__WORK TO COMPLETE__: Repeat the listing word for word. No pictures belong in the copy.

= = =

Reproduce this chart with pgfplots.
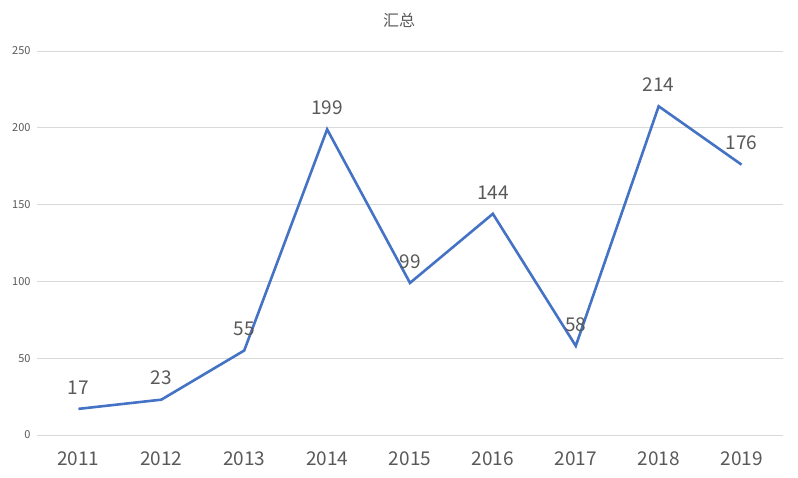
\documentclass[border=0pt]{standalone}
\usepackage{pgfplots}
\pgfplotsset{compat=1.18}
\usepackage{fontspec}
\setmainfont{Noto Sans CJK SC}
\definecolor{linecol}{HTML}{4472C4}
\definecolor{txt}{HTML}{595959}
\definecolor{gridc}{HTML}{D9D9D9}
\begin{document}
\begin{tikzpicture}[x=1pt,y=1pt]
\path (0,0) rectangle (798,478);
\begin{axis}[
  at={(37pt,43pt)}, anchor=south west,
  scale only axis, width=746pt, height=384pt,
  xmin=-0.5, xmax=8.5, ymin=0, ymax=250,
  axis line style={draw=none},
  xtick={0,...,8},
  xticklabels={2011,2012,2013,2014,2015,2016,2017,2018,2019},
  ytick={0,50,...,250},
  ymajorgrids, grid style={gridc, line width=0.8pt},
  major tick length=0pt,
  /pgf/number format/assume math mode=true,
  x tick label style={font=\fontsize{19}{22}\selectfont, text=txt, yshift=-13pt},
  y tick label style={font=\fontsize{11}{13}\selectfont, text=txt, xshift=-3pt},
  nodes near coords,
  every node near coord/.append style={font=\fontsize{19}{22}\selectfont, text=txt, anchor=south, yshift=10pt},
  clip=false,
]
\addplot[linecol, line width=2.6pt, mark=none] coordinates {
(0,17) (1,23) (2,55) (3,199) (4,99) (5,144) (6,58) (7,214) (8,176)
};
\end{axis}
\node[text=txt, font=\fontsize{16}{18}\selectfont] at (399,458) {汇总};
\end{tikzpicture}
\end{document}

= = =

__FULL OUTPUT__:
Reproduce this chart with pgfplots.
\documentclass[border=0pt]{standalone}
\usepackage{pgfplots}
\pgfplotsset{compat=1.18}
\usepackage{fontspec}
\setmainfont{Noto Sans CJK SC}
\definecolor{linecol}{HTML}{4472C4}
\definecolor{txt}{HTML}{595959}
\definecolor{gridc}{HTML}{D9D9D9}
\begin{document}
\begin{tikzpicture}[x=1pt,y=1pt]
\path (0,0) rectangle (798,478);
\begin{axis}[
  at={(37pt,43pt)}, anchor=south west,
  scale only axis, width=746pt, height=384pt,
  xmin=-0.5, xmax=8.5, ymin=0, ymax=250,
  axis line style={draw=none},
  xtick={0,...,8},
  xticklabels={2011,2012,2013,2014,2015,2016,2017,2018,2019},
  ytick={0,50,...,250},
  ymajorgrids, grid style={gridc, line width=0.8pt},
  major tick length=0pt,
  /pgf/number format/assume math mode=true,
  x tick label style={font=\fontsize{19}{22}\selectfont, text=txt, yshift=-13pt},
  y tick label style={font=\fontsize{11}{13}\selectfont, text=txt, xshift=-3pt},
  nodes near coords,
  every node near coord/.append style={font=\fontsize{19}{22}\selectfont, text=txt, anchor=south, yshift=10pt},
  clip=false,
]
\addplot[linecol, line width=2.6pt, mark=none] coordinates {
(0,17) (1,23) (2,55) (3,199) (4,99) (5,144) (6,58) (7,214) (8,176)
};
\end{axis}
\node[text=txt, font=\fontsize{16}{18}\selectfont] at (399,458) {汇总};
\end{tikzpicture}
\end{document}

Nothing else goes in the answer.